Mr. Shivers
- Author: Robert Jackson Bennett
- Audio read by: T. Ryder Smith
- Genre: Fiction
- Publisher: Orbit Books
- Publication date: 2010
- Media type: Print (hardback, paperback), ebook, audiobook
- Pages: 336 pages (first edition)
- Awards: Shirley Jackson Award
- ISBN: 0316054682 First edition
- OCLC: 455821243
- Followed by: The Company Man

= Mr. Shivers =

2010 novel by Robert Jackson Bennett

Mr. Shivers is a 2010 novel by Robert Jackson Bennett and marks his literary debut. It was first published in hardback in the United States by Orbit Books on January 15, 2010. A paperback and audiobook release was also published during the same year; the audiobook is narrated by T. Ryder Smith. Set during the Great Depression, the book follows one man's attempt to take his revenge against the one who murdered his daughter. It has been described by the Los Angeles Review of Books as featuring "a band of Depression-era hobo vigilantes who trek across the Dust Bowl after the supernatural boogeyman, a metaphorical specter who haunts the starved nation".

After its release the book won several literary awards, including the 2010 Shirley Jackson Award for Best Novel.

== Synopsis ==
The novel follows the character of Marcus Connelly, a man whose marriage deteriorated after his beloved daughter is murdered by a man known only as the "Shiver Man". Intent on finding him and making him pay for his crimes, Connelly sets out on the rails and travels from location to location in search of work and clues. While he faces several setbacks – as well as warnings to leave the killer alone – Connelly finds support via other travelers who are also looking to bring about the Shiver Man's death. Along the way it becomes apparent that the Shiver Man is more than he seems, as he is capable of escaping any prison cell and other feats that would be impossible for normal human beings.

== Development ==
For the book, Bennett chose to set the novel during the Great Depression as "just mentioning its name summons up a world in the reader’s head" and has specified that Mr. Shivers is set in "the idea of The Great Depression, the one we all have" and that he was "playing around with our own myths", as he felt that the United States does not "get the cool King Arthur origin story". He also felt that hobo culture would fit in the novel as he saw it as being "untapped in horror/fantasy" and that the "idea of an American hobo is already half-founded in tall tales and folklore". The titular character of Mr. Shivers was partially based on an incident from Bennett's childhood, when he came across a man smoking a cigarette under a bridge. Bennett stated that the man "waved at me like he recognized me, and smiled, and it wasn’t a nice smile. Funny thing was, I felt like I recognized him, too."

==Critical reception==
Critical reception for Mr. Shivers has been generally positive, with The Guardian stating that the book was "a startling début, a deft amalgam of thriller, cerebral horror and American gothic, written with a stark and artful simplicity that complements the examination of struggling humanity pushed to its limits." Common praise for the book centers on Bennett's writing, as Tor.com's Stefan Raets stated that "If the setting’s what pulled me into the novel, Robert Jackson Bennett’s spectacular prose is what sold me". The setting was also frequently highlighted favorably in reviews, as Michael Dirda of The Washington Post felt that it was "convincingly bleak" while also praising the titular character and comparing him to Hannibal Lecter. Barry Forshaw of the Daily Express also drew comparisons, comparing Bennett to Stephen King and John Steinbeck. SF Signal and the Historical Novel Society also reviewed the book, with the former stating that while readers familiar with science fiction, horror, and fantasy tropes would find some parts of the book predictable, it was also a "very strong debut novel".

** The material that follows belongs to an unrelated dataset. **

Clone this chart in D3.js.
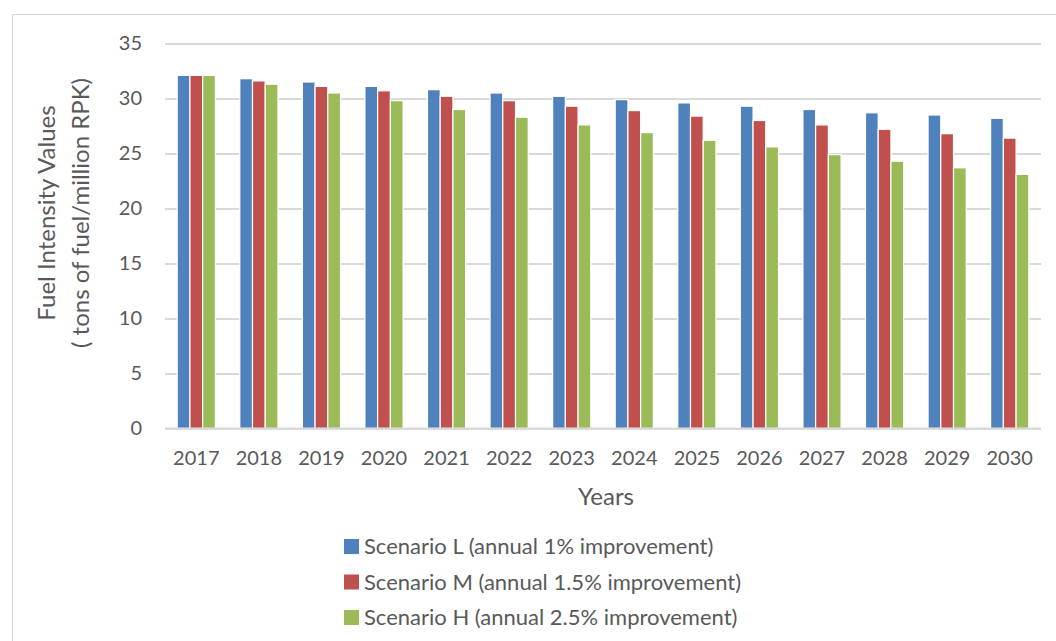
<!DOCTYPE html>
<html><head><meta charset="utf-8">
<script src="https://cdn.jsdelivr.net/npm/d3@7"></script>
<style>body{margin:0;background:#fff}svg{display:block}text{font-family:Lato,"Open Sans",sans-serif;fill:#595959}</style>
</head><body>
<svg id="c" width="1056" height="641"></svg>
<script>
const years = ["2017","2018","2019","2020","2021","2022","2023","2024","2025","2026","2027","2028","2029","2030"];
const scenarioL = [32.1,31.8,31.5,31.1,30.8,30.5,30.2,29.9,29.6,29.3,29.0,28.7,28.5,28.2];
const scenarioM = [32.1,31.6,31.1,30.7,30.2,29.8,29.3,28.9,28.4,28.0,27.6,27.2,26.8,26.4];
const scenarioH = [32.1,31.3,30.5,29.8,29.0,28.3,27.6,26.9,26.2,25.6,24.9,24.3,23.7,23.1];
const seriesNames = ["Scenario L (annual 1% improvement)","Scenario M (annual 1.5% improvement)","Scenario H (annual 2.5% improvement)"];
const colors = ["#4f81bd","#c0504d","#9bbb59"];
const yTicks = [0,5,10,15,20,25,30,35];

const series = [scenarioL, scenarioM, scenarioH];
const svg = d3.select("#c");
svg.append("rect").attr("x",12.5).attr("y",14.5).attr("width",1100).attr("height",700)
  .attr("fill","none").attr("stroke","#d9d9d9").attr("stroke-width",1);

const x = d3.scaleBand().domain(years).range([165,1041]).paddingInner(0.39).paddingOuter(0.195);
const xs = d3.scaleBand().domain(d3.range(3)).range([0,x.bandwidth()]);
const y = d3.scaleLinear().domain([0,35]).range([428.5,43.5]);

// gridlines
const yAxis = d3.axisLeft(y).tickValues(yTicks).tickSize(-(1041-165)).tickPadding(23);
const ga = svg.append("g").attr("transform","translate(165,0)").call(yAxis);
ga.select(".domain").remove();
ga.selectAll(".tick line").attr("stroke","#d9d9d9").attr("stroke-width",1.8);
ga.selectAll(".tick text").style("font-size","20px").attr("fill","#595959");

// bars
series.forEach((vals,si)=>{
  svg.append("g").selectAll("rect").data(vals).join("rect")
    .attr("x",(d,i)=>x(years[i])+xs(si))
    .attr("width",xs.bandwidth())
    .attr("y",d=>y(d))
    .attr("height",d=>y(0)-y(d))
    .attr("fill",colors[si])
    .attr("stroke","#fff").attr("stroke-width",1.2);
});

// x axis
const xAxis = d3.axisBottom(x).tickSize(0).tickPadding(22);
const gx = svg.append("g").attr("transform","translate(0,428.5)").call(xAxis);
gx.select(".domain").attr("stroke","#d9d9d9").attr("stroke-width",1.8).attr("d","M165,0H1041");
gx.selectAll(".tick text").style("font-size","20px").attr("fill","#595959");

// axis titles
svg.append("text").attr("x",606).attr("y",505).attr("text-anchor","middle")
  .style("font-size","24px").text("Years");
const yt = svg.append("text").attr("transform","translate(0,213) rotate(-90)").attr("text-anchor","middle")
  .style("font-size","24px");
yt.append("tspan").attr("x",0).attr("y",55).text("Fuel Intensity Values");
yt.append("tspan").attr("x",0).attr("y",89).text("( tons of fuel/million RPK)");

// legend
const lg = svg.append("g").selectAll("g").data(seriesNames).join("g")
  .attr("transform",(d,i)=>`translate(344,${554+i*35.5})`);
lg.append("rect").attr("x",0).attr("y",-15).attr("width",15).attr("height",15).attr("fill",(d,i)=>colors[i]);
lg.append("text").attr("x",20).attr("y",0).style("font-size","22px").text(d=>d);
</script>
</body></html>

Bennett has stated that some readers have complained that the book did not have enough gore or that although it was shelved as horror, that they did not see it as a horror novel. Of this, Bennett has commented that he was "not going to write straight fantasy, or straight horror, or straight anything" as he viewed it as dull.

== Awards ==
Mr. Shivers won the 2010 Shirley Jackson Award for Best Novel and the 2011 Sydney J. Bounds Award for Best Newcomer. It received a special commendation at the 2011 Crawford Award ceremony.